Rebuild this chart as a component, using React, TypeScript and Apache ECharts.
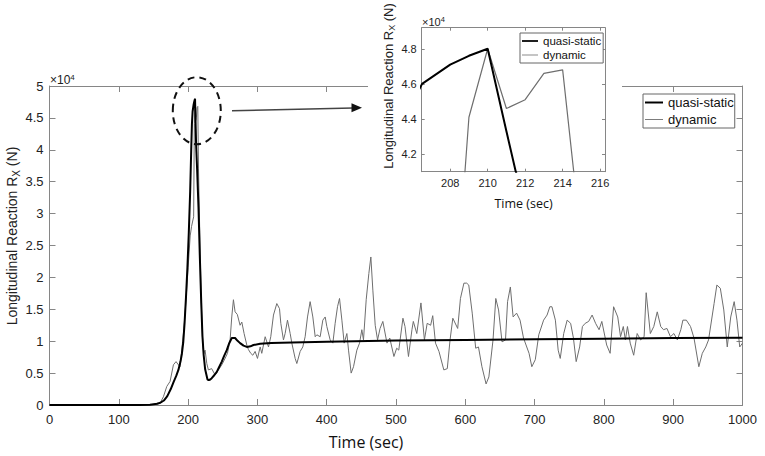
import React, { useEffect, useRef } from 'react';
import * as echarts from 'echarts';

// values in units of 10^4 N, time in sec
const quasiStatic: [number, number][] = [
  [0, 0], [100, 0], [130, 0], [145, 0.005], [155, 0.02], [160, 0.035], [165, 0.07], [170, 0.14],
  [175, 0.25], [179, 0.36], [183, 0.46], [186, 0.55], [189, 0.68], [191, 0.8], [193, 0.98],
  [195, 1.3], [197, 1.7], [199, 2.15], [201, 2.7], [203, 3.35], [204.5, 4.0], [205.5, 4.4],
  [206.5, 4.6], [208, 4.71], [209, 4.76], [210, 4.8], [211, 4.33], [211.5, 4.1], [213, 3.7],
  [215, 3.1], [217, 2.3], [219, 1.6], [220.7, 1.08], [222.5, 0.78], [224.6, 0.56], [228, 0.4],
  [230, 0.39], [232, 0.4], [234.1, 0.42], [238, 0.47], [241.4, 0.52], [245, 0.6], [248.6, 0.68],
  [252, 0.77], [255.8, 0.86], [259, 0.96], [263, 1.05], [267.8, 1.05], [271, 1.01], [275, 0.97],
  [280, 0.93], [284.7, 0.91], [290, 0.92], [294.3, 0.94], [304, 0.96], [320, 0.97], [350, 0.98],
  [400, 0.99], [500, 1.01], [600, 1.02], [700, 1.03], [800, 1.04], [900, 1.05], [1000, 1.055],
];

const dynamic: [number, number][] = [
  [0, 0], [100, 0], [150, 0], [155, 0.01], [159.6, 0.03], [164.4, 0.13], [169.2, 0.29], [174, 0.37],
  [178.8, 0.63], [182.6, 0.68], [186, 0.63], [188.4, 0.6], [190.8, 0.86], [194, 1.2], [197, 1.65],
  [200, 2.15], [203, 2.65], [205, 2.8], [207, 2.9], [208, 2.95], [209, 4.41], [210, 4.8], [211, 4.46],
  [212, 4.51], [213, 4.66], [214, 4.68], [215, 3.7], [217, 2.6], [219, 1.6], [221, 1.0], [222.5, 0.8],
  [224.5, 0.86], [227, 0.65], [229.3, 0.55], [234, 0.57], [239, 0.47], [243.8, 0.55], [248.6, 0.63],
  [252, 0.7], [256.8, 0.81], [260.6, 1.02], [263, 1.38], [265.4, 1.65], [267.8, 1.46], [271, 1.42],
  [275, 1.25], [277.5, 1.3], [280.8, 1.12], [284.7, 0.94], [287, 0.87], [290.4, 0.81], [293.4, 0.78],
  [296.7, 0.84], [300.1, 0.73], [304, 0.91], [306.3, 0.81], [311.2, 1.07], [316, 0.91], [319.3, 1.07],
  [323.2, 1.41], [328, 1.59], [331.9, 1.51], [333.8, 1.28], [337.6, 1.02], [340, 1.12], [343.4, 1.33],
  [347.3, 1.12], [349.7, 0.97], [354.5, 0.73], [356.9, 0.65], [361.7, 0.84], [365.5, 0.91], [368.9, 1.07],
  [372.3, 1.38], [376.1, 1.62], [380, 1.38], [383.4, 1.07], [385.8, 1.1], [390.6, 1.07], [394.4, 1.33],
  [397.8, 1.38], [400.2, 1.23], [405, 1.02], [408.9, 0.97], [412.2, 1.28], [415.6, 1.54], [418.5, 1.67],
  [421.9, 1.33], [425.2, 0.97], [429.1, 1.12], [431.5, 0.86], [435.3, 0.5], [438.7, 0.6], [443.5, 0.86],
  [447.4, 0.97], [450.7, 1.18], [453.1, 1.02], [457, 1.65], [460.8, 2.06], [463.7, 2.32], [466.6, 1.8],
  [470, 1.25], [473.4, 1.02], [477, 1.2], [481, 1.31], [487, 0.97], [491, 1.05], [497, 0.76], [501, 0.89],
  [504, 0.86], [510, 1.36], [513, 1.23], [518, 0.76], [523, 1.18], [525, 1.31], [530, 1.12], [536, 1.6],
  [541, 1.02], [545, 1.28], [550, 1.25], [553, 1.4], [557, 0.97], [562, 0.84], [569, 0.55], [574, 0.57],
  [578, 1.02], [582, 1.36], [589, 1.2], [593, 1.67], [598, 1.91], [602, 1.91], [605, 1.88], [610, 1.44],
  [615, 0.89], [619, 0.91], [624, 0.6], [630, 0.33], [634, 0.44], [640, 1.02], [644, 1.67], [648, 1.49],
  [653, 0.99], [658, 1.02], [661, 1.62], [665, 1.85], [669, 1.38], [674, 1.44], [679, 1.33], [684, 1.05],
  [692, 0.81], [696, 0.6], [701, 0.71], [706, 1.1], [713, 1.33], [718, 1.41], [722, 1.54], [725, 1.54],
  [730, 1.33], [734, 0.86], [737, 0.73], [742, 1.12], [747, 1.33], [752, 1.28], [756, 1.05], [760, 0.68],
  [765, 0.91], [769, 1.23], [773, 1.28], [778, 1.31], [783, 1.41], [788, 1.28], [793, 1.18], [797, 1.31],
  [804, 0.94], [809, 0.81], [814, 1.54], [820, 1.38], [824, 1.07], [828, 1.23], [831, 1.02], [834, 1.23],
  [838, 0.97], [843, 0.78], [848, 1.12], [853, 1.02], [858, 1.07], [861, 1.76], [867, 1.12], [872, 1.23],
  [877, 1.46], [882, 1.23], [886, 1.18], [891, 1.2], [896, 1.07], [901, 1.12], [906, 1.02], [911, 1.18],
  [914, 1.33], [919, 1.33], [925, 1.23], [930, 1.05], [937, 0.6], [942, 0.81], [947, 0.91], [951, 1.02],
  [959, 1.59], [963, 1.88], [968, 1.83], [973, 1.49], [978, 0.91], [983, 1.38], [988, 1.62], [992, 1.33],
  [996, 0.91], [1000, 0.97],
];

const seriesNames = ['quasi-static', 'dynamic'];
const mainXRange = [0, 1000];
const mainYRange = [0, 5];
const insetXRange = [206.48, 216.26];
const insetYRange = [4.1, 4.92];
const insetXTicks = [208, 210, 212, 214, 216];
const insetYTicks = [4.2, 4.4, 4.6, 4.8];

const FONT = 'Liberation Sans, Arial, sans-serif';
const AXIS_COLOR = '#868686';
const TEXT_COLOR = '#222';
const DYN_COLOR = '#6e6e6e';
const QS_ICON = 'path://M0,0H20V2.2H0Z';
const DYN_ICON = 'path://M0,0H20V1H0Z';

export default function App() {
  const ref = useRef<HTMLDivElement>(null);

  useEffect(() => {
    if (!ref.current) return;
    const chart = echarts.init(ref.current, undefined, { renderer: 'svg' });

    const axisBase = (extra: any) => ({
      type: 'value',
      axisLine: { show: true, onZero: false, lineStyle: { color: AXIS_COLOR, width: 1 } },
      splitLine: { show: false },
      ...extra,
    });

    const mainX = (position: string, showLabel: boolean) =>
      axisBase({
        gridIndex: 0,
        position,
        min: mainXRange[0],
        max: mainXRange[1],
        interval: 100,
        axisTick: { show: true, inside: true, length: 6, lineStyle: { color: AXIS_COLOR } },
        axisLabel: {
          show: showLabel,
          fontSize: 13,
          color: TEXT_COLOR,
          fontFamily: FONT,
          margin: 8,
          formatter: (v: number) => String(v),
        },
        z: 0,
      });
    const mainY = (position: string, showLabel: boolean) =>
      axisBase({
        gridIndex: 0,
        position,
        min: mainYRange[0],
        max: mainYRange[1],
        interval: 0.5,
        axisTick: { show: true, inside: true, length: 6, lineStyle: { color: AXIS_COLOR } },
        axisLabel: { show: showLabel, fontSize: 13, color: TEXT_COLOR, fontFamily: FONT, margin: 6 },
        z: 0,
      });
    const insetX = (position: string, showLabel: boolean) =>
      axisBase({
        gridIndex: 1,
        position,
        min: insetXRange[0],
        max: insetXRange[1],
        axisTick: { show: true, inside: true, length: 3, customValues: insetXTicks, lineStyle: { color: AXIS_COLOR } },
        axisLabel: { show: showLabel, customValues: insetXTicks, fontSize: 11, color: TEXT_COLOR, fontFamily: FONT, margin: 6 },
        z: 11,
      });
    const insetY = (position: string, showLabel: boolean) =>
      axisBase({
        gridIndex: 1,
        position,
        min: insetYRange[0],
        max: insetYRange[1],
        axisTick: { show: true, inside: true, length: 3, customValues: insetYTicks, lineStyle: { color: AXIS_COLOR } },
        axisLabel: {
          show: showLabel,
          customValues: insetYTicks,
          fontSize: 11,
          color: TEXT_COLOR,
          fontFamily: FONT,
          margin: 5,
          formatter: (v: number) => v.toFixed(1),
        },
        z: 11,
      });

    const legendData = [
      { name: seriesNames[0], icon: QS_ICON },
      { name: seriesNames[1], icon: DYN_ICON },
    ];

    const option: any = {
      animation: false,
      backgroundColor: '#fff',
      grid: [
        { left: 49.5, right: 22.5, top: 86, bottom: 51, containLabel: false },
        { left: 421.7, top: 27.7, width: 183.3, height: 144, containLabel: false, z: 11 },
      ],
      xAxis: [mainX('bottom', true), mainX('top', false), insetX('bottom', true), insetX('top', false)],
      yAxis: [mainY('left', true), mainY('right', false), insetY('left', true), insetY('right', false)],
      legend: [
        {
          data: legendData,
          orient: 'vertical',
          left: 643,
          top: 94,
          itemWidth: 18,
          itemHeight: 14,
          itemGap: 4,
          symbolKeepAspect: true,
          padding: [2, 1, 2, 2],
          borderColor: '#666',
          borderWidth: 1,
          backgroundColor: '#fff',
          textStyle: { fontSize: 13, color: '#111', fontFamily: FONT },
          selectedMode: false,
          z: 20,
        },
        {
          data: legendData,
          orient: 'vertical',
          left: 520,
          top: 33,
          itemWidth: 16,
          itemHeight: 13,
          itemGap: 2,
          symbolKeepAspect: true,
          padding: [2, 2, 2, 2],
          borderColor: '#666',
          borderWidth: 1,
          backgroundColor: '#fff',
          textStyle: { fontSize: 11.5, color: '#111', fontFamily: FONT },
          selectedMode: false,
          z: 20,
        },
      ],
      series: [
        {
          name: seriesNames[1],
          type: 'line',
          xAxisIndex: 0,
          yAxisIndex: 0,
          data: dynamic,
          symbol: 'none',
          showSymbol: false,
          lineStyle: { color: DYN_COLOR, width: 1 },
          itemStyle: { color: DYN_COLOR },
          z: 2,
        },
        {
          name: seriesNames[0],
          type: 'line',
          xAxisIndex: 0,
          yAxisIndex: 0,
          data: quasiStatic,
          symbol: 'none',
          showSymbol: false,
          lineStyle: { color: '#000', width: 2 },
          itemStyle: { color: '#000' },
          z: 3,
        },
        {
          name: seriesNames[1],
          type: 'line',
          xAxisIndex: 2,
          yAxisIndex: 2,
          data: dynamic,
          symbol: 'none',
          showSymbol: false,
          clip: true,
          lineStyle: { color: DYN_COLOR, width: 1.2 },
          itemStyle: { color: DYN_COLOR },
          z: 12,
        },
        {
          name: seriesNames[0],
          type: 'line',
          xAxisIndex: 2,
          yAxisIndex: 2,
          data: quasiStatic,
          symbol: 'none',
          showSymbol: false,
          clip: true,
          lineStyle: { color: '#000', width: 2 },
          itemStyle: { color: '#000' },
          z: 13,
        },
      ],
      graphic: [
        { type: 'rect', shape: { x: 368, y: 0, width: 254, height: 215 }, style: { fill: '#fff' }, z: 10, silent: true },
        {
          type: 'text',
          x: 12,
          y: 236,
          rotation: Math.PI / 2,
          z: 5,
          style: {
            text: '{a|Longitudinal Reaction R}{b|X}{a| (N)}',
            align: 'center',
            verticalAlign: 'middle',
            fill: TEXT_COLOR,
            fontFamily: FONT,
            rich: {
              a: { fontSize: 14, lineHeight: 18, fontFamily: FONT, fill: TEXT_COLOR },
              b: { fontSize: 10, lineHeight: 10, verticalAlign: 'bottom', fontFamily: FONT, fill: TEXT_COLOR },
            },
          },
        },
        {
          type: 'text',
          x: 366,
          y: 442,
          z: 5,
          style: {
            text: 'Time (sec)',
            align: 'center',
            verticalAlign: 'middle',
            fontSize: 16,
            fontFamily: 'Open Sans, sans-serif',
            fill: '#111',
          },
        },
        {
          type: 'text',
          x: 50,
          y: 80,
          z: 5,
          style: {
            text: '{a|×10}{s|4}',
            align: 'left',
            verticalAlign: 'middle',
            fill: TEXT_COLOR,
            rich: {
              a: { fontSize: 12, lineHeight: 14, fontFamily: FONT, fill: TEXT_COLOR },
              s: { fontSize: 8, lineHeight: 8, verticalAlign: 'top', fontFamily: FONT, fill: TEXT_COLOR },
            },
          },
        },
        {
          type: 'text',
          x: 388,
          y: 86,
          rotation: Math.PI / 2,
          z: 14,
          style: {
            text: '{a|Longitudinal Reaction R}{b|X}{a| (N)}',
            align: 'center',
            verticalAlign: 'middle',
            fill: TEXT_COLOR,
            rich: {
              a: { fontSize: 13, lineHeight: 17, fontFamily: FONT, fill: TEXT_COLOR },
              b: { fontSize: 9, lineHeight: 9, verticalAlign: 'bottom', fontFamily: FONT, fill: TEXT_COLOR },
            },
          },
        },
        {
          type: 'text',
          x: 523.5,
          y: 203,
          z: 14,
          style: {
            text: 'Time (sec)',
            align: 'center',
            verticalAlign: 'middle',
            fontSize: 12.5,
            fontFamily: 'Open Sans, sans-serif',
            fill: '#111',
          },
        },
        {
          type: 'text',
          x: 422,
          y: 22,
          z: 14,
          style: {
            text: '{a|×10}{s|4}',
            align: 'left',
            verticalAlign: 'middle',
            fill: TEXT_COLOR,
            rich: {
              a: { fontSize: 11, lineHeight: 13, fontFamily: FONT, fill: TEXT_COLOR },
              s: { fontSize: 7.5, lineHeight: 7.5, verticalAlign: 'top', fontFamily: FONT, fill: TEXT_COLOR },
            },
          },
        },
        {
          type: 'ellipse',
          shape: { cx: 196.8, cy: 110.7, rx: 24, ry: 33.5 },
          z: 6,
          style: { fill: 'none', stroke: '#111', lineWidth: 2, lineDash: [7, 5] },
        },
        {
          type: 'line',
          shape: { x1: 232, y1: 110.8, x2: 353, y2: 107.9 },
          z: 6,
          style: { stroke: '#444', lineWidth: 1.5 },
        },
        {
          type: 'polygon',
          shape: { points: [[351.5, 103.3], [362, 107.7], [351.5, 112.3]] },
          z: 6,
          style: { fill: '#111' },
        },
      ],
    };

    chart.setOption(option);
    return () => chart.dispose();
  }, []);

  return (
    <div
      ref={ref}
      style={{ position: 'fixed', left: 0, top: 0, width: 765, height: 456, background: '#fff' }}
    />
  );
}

• • •

Write out nothing but the lines from the start of the data through the line with "import * as echarts from 'echarts';". Leave out the pictures.

EXPECTED ANSWER -
Rebuild this chart as a component, using React, TypeScript and Apache ECharts.
import React, { useEffect, useRef } from 'react';
import * as echarts from 'echarts';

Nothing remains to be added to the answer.